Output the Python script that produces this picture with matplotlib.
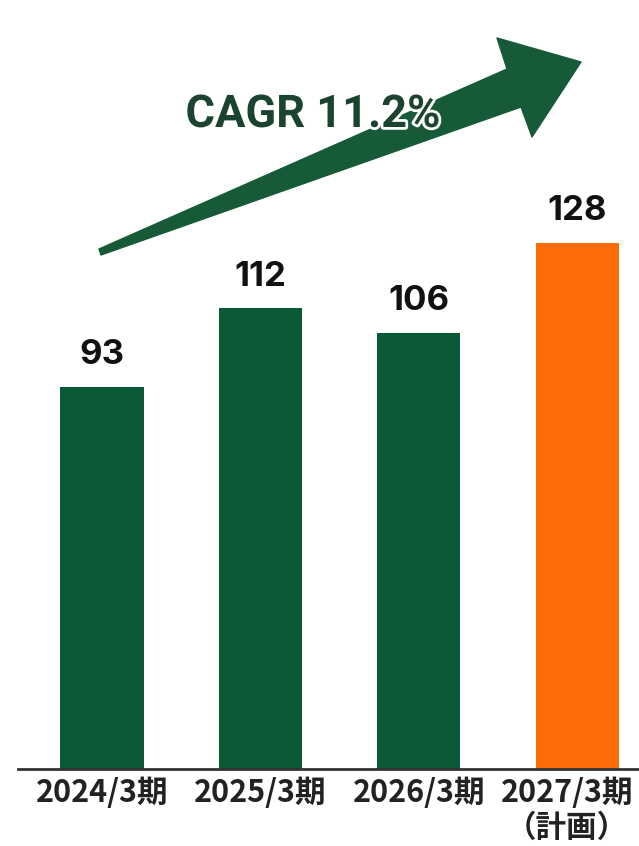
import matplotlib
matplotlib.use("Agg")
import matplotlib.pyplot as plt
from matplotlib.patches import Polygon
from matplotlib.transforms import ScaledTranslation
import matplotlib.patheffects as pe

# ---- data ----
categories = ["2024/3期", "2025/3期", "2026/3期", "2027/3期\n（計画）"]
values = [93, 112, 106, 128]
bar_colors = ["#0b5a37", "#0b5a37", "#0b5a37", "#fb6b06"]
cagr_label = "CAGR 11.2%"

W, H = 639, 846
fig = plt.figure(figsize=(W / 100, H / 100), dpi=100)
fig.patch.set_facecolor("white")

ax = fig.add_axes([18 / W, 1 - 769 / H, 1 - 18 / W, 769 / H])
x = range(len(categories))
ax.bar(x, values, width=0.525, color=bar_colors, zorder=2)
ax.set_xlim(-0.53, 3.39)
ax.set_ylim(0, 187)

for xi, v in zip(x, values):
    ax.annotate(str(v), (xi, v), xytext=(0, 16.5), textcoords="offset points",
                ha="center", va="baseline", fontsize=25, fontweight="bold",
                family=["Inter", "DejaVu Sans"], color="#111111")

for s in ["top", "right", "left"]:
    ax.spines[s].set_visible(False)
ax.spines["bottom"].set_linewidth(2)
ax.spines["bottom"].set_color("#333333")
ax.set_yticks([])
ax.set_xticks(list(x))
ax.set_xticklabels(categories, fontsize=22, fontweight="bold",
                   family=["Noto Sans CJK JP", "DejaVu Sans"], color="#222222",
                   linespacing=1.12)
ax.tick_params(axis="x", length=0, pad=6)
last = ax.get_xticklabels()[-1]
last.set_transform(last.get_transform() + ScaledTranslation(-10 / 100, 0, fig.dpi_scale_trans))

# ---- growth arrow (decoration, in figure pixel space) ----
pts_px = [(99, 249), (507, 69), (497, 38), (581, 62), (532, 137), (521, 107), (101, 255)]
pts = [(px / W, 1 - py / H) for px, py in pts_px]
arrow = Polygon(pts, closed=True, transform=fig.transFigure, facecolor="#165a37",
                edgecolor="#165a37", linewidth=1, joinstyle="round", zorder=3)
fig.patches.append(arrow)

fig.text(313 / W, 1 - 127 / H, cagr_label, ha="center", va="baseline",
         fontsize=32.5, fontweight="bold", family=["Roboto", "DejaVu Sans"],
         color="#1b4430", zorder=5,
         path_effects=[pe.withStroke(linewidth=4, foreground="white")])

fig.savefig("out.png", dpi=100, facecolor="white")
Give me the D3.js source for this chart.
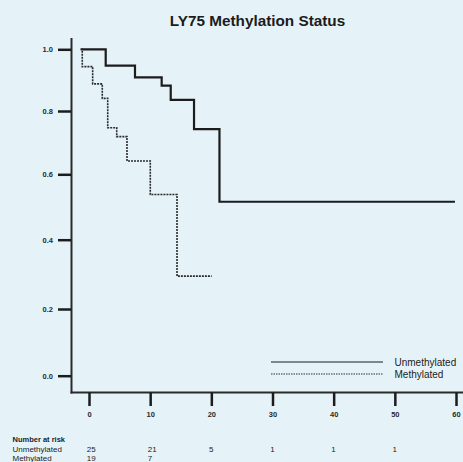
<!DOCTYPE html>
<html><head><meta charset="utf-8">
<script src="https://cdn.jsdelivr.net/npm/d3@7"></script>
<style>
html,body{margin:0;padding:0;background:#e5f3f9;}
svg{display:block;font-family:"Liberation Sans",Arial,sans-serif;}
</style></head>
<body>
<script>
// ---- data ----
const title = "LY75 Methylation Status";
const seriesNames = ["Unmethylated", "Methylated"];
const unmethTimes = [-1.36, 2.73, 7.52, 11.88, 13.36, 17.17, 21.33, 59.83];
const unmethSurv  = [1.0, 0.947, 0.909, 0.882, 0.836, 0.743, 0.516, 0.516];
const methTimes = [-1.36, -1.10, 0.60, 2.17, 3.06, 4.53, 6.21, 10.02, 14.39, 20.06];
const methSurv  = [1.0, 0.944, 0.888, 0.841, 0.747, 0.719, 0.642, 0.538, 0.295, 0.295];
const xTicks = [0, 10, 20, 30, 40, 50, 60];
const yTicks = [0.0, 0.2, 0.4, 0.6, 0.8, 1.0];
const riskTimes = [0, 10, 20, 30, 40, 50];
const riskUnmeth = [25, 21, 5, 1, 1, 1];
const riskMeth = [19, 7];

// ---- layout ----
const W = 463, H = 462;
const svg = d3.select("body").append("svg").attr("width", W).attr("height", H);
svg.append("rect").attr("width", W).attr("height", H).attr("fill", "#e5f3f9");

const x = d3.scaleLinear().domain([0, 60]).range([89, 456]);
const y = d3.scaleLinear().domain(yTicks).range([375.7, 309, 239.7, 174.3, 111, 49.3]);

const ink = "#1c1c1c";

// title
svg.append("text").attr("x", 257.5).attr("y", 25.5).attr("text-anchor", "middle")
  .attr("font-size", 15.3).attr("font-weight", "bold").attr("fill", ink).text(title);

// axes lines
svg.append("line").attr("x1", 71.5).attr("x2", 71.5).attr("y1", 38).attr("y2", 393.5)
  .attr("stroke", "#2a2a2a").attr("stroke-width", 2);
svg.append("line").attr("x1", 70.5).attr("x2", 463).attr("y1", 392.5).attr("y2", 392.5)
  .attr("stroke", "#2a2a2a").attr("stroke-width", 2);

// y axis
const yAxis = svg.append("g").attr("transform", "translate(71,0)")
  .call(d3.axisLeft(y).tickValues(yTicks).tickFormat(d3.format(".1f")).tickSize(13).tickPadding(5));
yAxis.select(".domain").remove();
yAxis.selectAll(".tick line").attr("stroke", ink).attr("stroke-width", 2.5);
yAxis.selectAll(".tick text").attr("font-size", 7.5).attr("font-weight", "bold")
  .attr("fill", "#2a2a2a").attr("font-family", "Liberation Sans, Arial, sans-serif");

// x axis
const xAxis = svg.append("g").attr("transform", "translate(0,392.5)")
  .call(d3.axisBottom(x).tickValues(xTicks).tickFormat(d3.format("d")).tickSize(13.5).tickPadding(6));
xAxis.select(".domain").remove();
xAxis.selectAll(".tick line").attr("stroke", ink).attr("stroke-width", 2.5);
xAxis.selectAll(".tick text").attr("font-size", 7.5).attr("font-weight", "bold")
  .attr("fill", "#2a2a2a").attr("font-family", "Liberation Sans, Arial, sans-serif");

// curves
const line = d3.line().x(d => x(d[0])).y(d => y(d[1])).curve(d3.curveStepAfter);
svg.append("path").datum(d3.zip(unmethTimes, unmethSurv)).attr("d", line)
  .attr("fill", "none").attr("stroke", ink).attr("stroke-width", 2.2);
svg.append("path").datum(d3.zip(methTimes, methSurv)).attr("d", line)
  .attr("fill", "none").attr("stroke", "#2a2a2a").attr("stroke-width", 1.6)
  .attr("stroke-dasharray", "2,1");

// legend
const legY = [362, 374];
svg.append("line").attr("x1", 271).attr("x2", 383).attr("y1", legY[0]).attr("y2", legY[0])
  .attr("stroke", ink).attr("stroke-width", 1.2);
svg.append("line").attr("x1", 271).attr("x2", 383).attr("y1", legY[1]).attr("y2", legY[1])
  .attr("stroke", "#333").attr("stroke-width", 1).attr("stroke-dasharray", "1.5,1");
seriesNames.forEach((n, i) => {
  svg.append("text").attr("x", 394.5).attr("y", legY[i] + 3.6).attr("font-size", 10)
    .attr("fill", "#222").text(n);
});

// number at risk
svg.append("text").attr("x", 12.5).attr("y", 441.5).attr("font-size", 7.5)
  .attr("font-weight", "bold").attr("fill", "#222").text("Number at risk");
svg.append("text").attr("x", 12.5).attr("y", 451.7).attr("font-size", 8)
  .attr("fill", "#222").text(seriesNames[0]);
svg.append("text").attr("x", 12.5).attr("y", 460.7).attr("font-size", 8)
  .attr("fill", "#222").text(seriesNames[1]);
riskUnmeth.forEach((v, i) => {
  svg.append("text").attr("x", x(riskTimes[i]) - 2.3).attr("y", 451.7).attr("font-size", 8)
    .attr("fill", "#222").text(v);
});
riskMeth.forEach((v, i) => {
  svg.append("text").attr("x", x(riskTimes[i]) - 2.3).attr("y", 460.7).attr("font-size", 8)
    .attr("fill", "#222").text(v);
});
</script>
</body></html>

**SET PROBLEM**
From the entries, report each line that includes the word "script".

**CORRECT RESULT**
Output the Python script that produces this picture with matplotlib.
<script src="https://cdn.jsdelivr.net/npm/d3@7"></script>
<script>
</script>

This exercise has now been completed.